CI/CD Lifecycle: Three-Stage Pipeline
Our GitHub Actions workflows create a dependency pyramid that maximizes cache reuse:
Stage 1: Compiler Bootstrap (Build Once, Use Forever)
Workflow: build-and-publish-compiler-buildcache.yml
- Builds: 9 GCC compiler versions (7.5.0 → 15.2.0)
- Runtime: ~45 minutes per compiler (parallel execution)
- Frequency: Once per compiler version (rarely updated)

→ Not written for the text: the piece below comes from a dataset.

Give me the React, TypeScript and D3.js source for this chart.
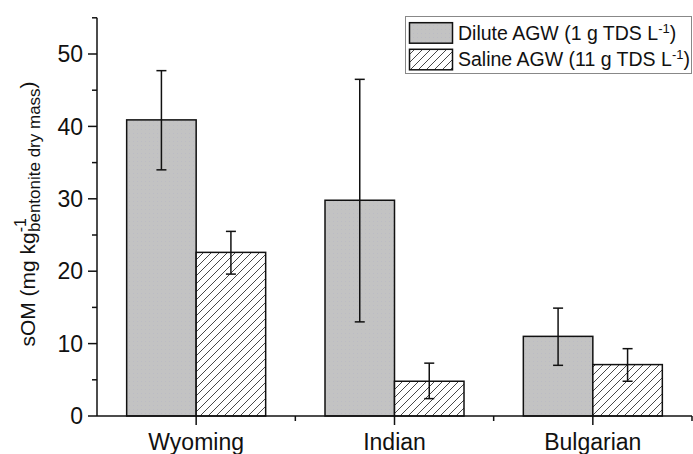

- Output: Relocatable GCC compilers with gcc-runtime libraries
- Storage: Published to S3 at
s3://slurm-factory-spack-buildcache-4b670/build_cache/
# Each compiler is self-contained and relocatable
gcc-7.5.0-compiler.tar.gz # RHEL 7 compatible (glibc 2.17)
gcc-13.4.0-compiler.tar.gz # Ubuntu 24.04 (glibc 2.39) - default
gcc-15.2.0-compiler.tar.gz # Latest (glibc 2.40)
Key Optimization: Compilers are built once and reused across all Slurm versions and dependency combinations.
Stage 2: Dependency Buildcache (Compiler-Specific, Slurm-Agnostic)
Workflow: build-and-publish-slurm-deps-all-compilers.yml
- Builds: Dependencies for each Slurm version × compiler combination
- Matrix: 4 Slurm versions × 8 compilers = 32 dependency sets
- Runtime: ~30 minutes per combination (downloads compiler from Stage 1)
- Frequency: When Slurm versions change or dependencies update
- Dependencies: OpenMPI, MySQL, hwloc, JSON-C, YAML, JWT, Lua, etc.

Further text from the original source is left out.